▶ _WHAT YOU WILL DO_: Note each line of the listing that contains the string "this", and copy it.

▶ _RECORDED INFORMATION_:
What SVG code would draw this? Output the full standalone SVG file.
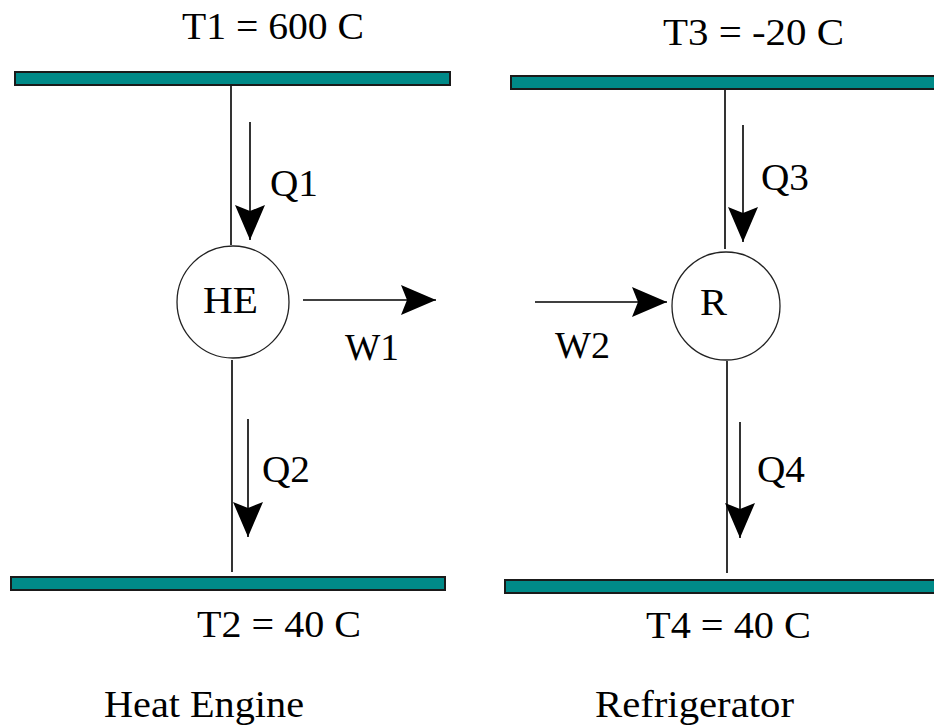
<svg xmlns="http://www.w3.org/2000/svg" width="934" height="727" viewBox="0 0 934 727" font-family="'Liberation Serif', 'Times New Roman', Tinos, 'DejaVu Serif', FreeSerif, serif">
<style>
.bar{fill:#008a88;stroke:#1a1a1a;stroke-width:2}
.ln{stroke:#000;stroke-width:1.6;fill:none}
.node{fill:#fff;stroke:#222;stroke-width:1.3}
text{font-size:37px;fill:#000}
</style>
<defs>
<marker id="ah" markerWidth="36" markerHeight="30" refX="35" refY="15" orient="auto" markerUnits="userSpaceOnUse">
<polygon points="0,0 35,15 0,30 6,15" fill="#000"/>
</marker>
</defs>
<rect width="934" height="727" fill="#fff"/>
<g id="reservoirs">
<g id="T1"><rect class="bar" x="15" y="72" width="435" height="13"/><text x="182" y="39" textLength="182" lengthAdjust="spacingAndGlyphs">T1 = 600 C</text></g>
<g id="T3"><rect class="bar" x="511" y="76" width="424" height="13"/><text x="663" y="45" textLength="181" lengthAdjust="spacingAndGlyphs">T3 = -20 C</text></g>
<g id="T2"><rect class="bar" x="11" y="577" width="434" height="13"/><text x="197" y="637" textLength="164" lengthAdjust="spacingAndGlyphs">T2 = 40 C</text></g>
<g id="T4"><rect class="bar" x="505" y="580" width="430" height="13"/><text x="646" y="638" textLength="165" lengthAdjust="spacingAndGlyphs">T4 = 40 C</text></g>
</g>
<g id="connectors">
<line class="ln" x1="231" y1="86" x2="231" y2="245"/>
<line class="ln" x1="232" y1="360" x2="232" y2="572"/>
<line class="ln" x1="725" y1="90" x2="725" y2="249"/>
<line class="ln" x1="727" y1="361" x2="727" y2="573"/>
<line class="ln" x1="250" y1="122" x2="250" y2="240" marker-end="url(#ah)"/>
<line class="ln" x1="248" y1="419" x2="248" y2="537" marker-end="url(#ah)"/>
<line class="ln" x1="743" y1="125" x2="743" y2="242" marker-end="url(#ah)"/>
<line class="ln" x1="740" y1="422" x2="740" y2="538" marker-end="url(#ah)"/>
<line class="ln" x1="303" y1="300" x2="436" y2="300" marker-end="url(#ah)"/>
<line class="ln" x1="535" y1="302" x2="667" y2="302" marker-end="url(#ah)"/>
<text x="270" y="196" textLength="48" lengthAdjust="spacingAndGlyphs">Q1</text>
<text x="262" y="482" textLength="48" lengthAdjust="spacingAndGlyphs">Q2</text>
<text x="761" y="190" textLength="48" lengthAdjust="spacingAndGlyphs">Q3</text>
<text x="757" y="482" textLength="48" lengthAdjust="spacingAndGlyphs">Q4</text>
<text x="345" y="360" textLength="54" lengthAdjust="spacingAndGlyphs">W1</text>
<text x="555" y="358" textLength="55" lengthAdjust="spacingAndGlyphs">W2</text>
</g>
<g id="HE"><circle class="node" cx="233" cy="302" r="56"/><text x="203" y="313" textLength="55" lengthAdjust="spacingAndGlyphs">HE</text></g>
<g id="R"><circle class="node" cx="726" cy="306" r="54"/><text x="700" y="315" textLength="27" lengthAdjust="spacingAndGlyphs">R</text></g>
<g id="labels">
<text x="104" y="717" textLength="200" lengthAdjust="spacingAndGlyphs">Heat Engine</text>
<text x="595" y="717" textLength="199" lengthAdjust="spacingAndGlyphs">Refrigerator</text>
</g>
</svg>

...

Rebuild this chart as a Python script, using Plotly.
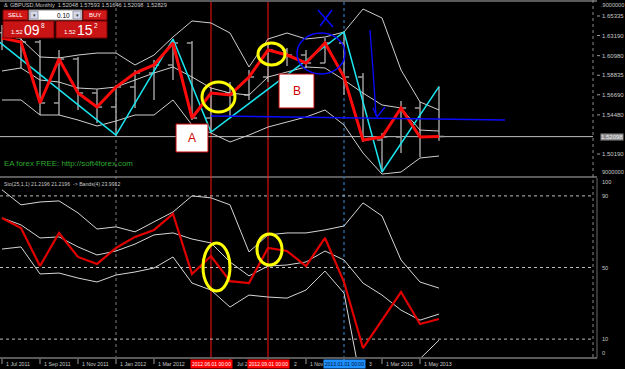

▶ _FULL SOLUTION_:
What SVG code would draw this? Output the full standalone SVG file.
Rebuild this chart as a Python script, using Plotly.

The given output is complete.